Chief among these is the assertion that there is such a thing as truth or objectivity and that neither individuals nor society are the owners thereof. 

Truth by its very nature is exclusive, confrontational and not a little threatening, even when proclaimed by the meekest and most powerless in society, as the church most certainly was at its infancy. 

Mary the Queen of Scots, who was revealingly called "Bloody Mary", reputedly said, “I fear the prayers of John Knox more than all the assembled armies of Europe”. Whose sole and chief weapon being the transcendent truth and the invisible yet immanent power thereof.

Likewise, it is with good reason that the press has always been unsettling to authoritarian regimes who rightfully tremble at the very real yet indecipherable threat of what is true, even at the peak of their military powers.

Truth is exclusive in that it proclaims that not all ideas and the actions that flow from them are equal. Some are right and deserve commendation while others are wrong and are worthy of judgement. This raises the ire of individuals and societies who wish to reserve their presumed prerogative to be the ultimate arbiters of what is good and evil. 

The confusion of conservatism with Christianity, as mistaken as it is, has historical reasons. 

Since the Enlightenment, there has been the observable trend in societies whose frame of reference derives from Western tradition and thought, to unhinge themselves from the perceived strictures of Biblical truth. 

This is against the backdrop of cultural Christianity that held unremitting sway over Europe and its antecedents for well over a millennium following Constantine the Roman Emperor’s decriminalisation of Christian worship in the AD313 Edict of Milan. 

Cultural Christianity, very crucially, is not to be confused with biblical Christianity. It is descriptive of the existence of a general consensus in a cultural setting that (superficially) embraces biblical claims and values. 

This consensus need be neither specifically nor personally applied. In fact it is usually vague, contradictory and inchoate enough to seamlessly coexist at times, with the reign of cultural ideas, practices and norms that are in direct conflict with biblical truth. A good example is slavery, racism, apartheid, among other forms of hatred that have at sundry times coexisted with ostensibly Christian social settings. 

In other words, rather than embracing the Lordship of Christ and the primacy of His truth, cultural Christianity merely enthrones Christianity as the politically correct worldview of the day, even while its truths are simultaneously trampled, and sometimes used to justify the unjustifiable. 

The departure from Cultural Christianity has gained snowballing momentum over the decades.
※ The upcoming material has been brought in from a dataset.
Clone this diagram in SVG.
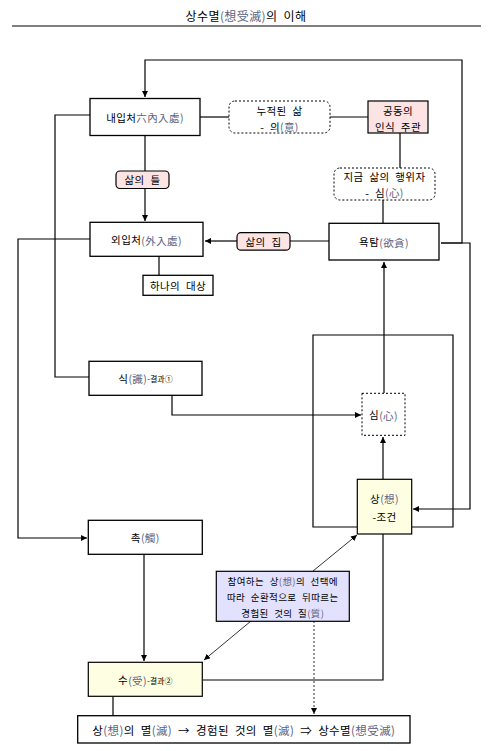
<svg xmlns="http://www.w3.org/2000/svg" width="493" height="751" viewBox="0 0 493 751">
<defs>
<marker id="ah" viewBox="0 0 10 10" refX="10" refY="5" markerWidth="6" markerHeight="6" orient="auto" markerUnits="userSpaceOnUse">
<path d="M0,0 L10,5 L0,10 z" fill="#000"/>
</marker>
</defs>
<style>
text{font-family:"Noto Sans CJK KR","Noto Sans",sans-serif;font-size:10.5px;fill:#000;text-anchor:middle;dominant-baseline:central;letter-spacing:0.4px;word-spacing:3px}
.h{fill:#5b6382}
.s{font-size:8px;letter-spacing:0}
.box{fill:#fff;stroke:#000;stroke-width:1.3}
.pink{fill:#fde4e4;stroke:#000;stroke-width:1.2}
.yel{fill:#fefee2;stroke:#000;stroke-width:1.2}
.blue{fill:#e2e2ff;stroke:#000;stroke-width:1.2}
.dot{fill:#fff;stroke:#000;stroke-width:1;stroke-dasharray:2 2}
.ln{fill:none;stroke:#000;stroke-width:1.2}
.thin{fill:none;stroke:#000;stroke-width:0.8}
</style>
<rect width="493" height="751" fill="#fff"/>
<g id="title">
<text x="246" y="15" style="font-size:12px">상수멸<tspan class="h">(想受滅)</tspan>의 이해</text>
<line x1="12" y1="26" x2="481" y2="26" stroke="#000" stroke-width="1"/>
</g>
<g id="connectors">
<polyline class="ln" points="441,243 462,243 462,60 145,60 145,97" marker-end="url(#ah)"/>
<polyline class="ln" points="441,243 470,243 470,509 413,509" marker-end="url(#ah)"/>
<polyline class="ln" points="90,115 55,115 55,377 89,377"/>
<line class="ln" x1="200" y1="117" x2="229" y2="117"/>
<line class="ln" x1="330" y1="117" x2="368" y2="117"/>
<line class="ln" x1="400" y1="133" x2="400" y2="168"/>
<line class="ln" x1="145" y1="135" x2="145" y2="171"/>
<line class="ln" x1="145" y1="188" x2="145" y2="221" marker-end="url(#ah)"/>
<line class="ln" x1="237" y1="241" x2="205" y2="241" marker-end="url(#ah)"/>
<line class="ln" x1="290" y1="241" x2="329" y2="241"/>
<line class="ln" x1="383" y1="200" x2="383" y2="223"/>
<polyline class="ln" points="90,239 18,239 18,538 87,538" marker-end="url(#ah)"/>
<line class="ln" x1="159" y1="256" x2="159" y2="275"/>
<line class="ln" x1="384" y1="393" x2="384" y2="262" marker-end="url(#ah)"/>
<polyline class="ln" points="357,527 313,527 313,335 453,335 453,527 412,527"/>
<polyline class="ln" points="172,395 172,415 361,415" marker-end="url(#ah)"/>
<line class="ln" x1="383" y1="479" x2="383" y2="437" marker-end="url(#ah)"/>
<line class="ln" x1="144" y1="554" x2="144" y2="661" marker-end="url(#ah)"/>
<line class="thin" x1="313" y1="571" x2="357" y2="535" marker-end="url(#ah)"/>
<line class="thin" x1="251" y1="621" x2="204" y2="660" marker-end="url(#ah)"/>
<line class="thin" x1="314" y1="621" x2="314" y2="714" stroke-dasharray="2 2" marker-end="url(#ah)"/>
<polyline class="ln" points="383,534 383,680 203,680"/>
<line class="ln" x1="113" y1="696" x2="113" y2="716"/>
</g>
<g id="n-naeip">
<rect class="box" x="90" y="98.5" width="110" height="37"/>
<text x="145" y="117">내입처<tspan class="h">六內入處)</tspan></text>
</g>
<g id="n-nujeok">
<rect class="dot" x="229" y="101" width="101" height="32" rx="6"/>
<text x="279.5" y="110">누적된 삶</text>
<text x="279.5" y="126">- 의<tspan class="h">(意)</tspan></text>
</g>
<g id="n-gongdong">
<rect class="pink" x="368" y="101" width="60" height="32"/>
<text x="398" y="110">공동의</text>
<text x="398" y="126">인식 주관</text>
</g>
<g id="n-teul">
<rect class="pink" x="116" y="171" width="53" height="17.5" rx="4"/>
<text x="142.5" y="179.7">삶의 틀</text>
</g>
<g id="n-jigeum">
<rect class="dot" x="334" y="168" width="101" height="32" rx="6"/>
<text x="384.5" y="176">지금 삶의 행위자</text>
<text x="384.5" y="192">- 심<tspan class="h">(心)</tspan></text>
</g>
<g id="n-oeip">
<rect class="box" x="90" y="222.3" width="113" height="34"/>
<text x="146.5" y="239.5">외입처<tspan class="h">(外入處)</tspan></text>
</g>
<g id="n-jip">
<rect class="pink" x="237" y="232.7" width="53" height="17.5" rx="4"/>
<text x="263.5" y="241.4">삶의 집</text>
</g>
<g id="n-yoktam">
<rect class="box" x="329" y="223.3" width="110" height="36.7"/>
<text x="384" y="241.5">욕탐<tspan class="h">(欲貪)</tspan></text>
</g>
<g id="n-daesang">
<rect class="box" x="143" y="275.3" width="70" height="20"/>
<text x="178" y="285.3">하나의 대상</text>
</g>
<g id="n-sik">
<rect class="box" x="89" y="361.3" width="113" height="34"/>
<text x="145.5" y="378.3">식<tspan class="h">(識)</tspan><tspan class="s">-결과①</tspan></text>
</g>
<g id="n-sim">
<rect class="dot" x="362" y="393.3" width="43" height="42"/>
<text x="383.5" y="414.5">심<tspan class="h">(心)</tspan></text>
</g>
<g id="n-sang">
<rect class="yel" x="357.3" y="479.3" width="54.4" height="54.7"/>
<text x="384.5" y="498">상<tspan class="h">(想)</tspan></text>
<text x="384.5" y="516">-조건</text>
</g>
<g id="n-chok">
<rect class="box" x="88.3" y="520.3" width="114" height="34"/>
<text x="145.3" y="537.3">촉<tspan class="h">(觸)</tspan></text>
</g>
<g id="n-jil">
<rect class="blue" x="216.3" y="571.3" width="133" height="50"/>
<text x="282.8" y="580.5" style="font-size:9.5px">참여하는 상<tspan class="h">(想)</tspan>의 선택에</text>
<text x="282.8" y="597" style="font-size:9.5px">따라 순환적으로 뒤따르는</text>
<text x="282.8" y="613" style="font-size:9.5px">경험된 것의 질<tspan class="h">(質)</tspan></text>
</g>
<g id="n-su">
<rect class="yel" x="88.3" y="662.3" width="114" height="34"/>
<text x="145.3" y="679.8">수<tspan class="h">(受)</tspan><tspan class="s">-결과②</tspan></text>
</g>
<g id="n-final">
<rect class="box" x="77.7" y="715.7" width="332.3" height="27.3"/>
<text x="243.8" y="729.5" style="font-size:11.5px">상<tspan class="h">(想)</tspan>의 멸<tspan class="h">(滅)</tspan> → 경험된 것의 멸<tspan class="h">(滅)</tspan> ⇒ 상수멸<tspan class="h">(想受滅)</tspan></text>
</g>
</svg>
Recently, it seems to have reached a tipping point such that a new decidedly anti-Christian consensus is now threatening to capture the cultural centre that was for centuries the preserve of cultural Christianity in some places. 

This poses an existential threat to the beneficiaries of receding social, economic and political power structures with which cultural Christianity was deeply interwoven. A new and uncertain era beckons for their purveyors.

Biblical Christians need not join them in weeping for what was at times an affront to Christ and his gospel.

Even the prospect of resurgent persecution need not unsettle Biblical Christians. After all it was Christ who said “a slave is not greater than his master.' If they persecuted me, they will also persecute you; if they kept my word, they will keep yours also”. (John 15:20)

Who knows, this shaking may be a godsend for a church that has gone flaccid under the soporific shade of cultural Christianity.